The frequency of one segment only in small cap and mid cap in my sample was 40% and 34% respectively, which, considering the information given in the management disclosures regarding the companies’ operations, is a higher frequency than I expected. In particular, the entities that use the argument number two above may come across as having weak internal controls. If operations exist in several countries and/or there are several business lines, one might expect more detailed monitoring and available discrete financial information. 72 companies reported three or fewer segments.

The number of segments reported is illustrated in Chart 4: 

chart-4-aggregation.png

Chart 4 – entities by number of reported segments

Final remarks 

I do acknowledge the difficulties of disclosing comprehensive information regarding operating segments and defining the CODM and the level of detail of the information reviewed on a regular basis.

However, financial reports must contain disclosures that enable the user to understand the significance of each service line, geographical area or category of products; seeing evidence that operations are actually monitored and evaluated in a structured manner makes the user more comfortable with the quality of the financial reporting.

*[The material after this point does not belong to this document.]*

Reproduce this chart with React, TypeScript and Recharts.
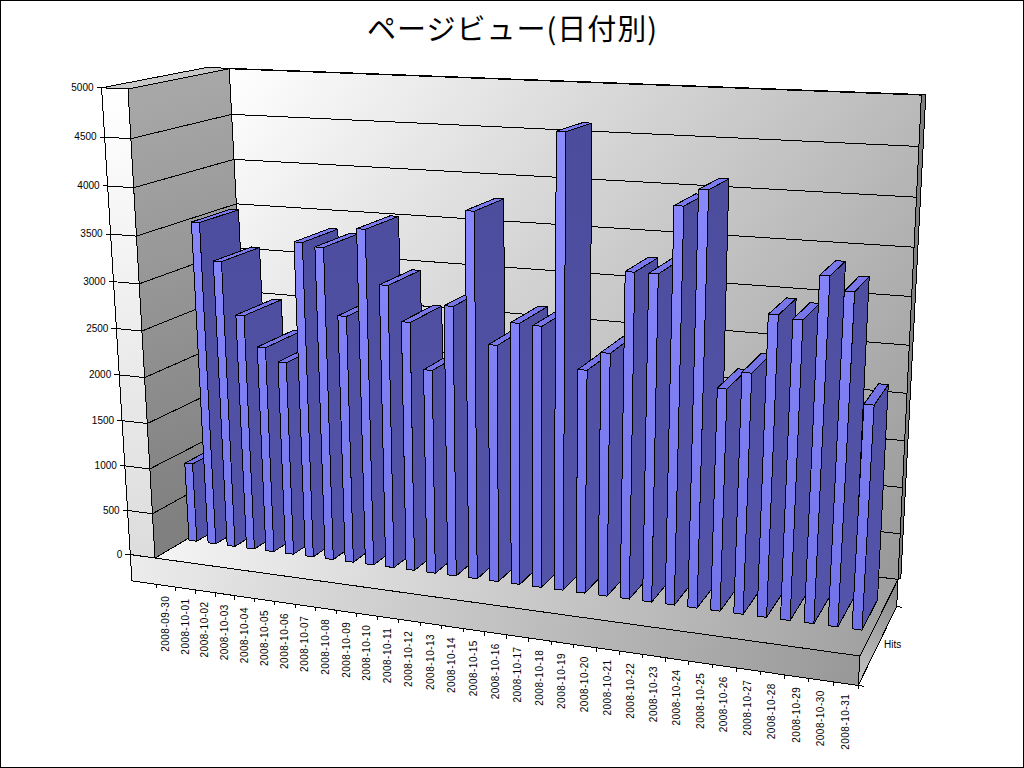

Some recommendations based on this analysis and my professional experience on segment disclosure:

  • Remember the core principle of the Standard: disclose information regarding segments so that users can actually evaluate the nature and financial effects of the operations.
  • As a rule of thumb, businesses, even among small- and mid-cap entities, tend to have more than one and fewer than ten operating segments.
  • Do not refer only to the reporting package provided to the CODM. Evaluate the information that is actually being reviewed and analysed on a regular basis by management, even though it might not be included in the CODM package. 
  • Evaluate the sensitivity of not disclosing segment information, as well as the sensitivity of disclosing this information.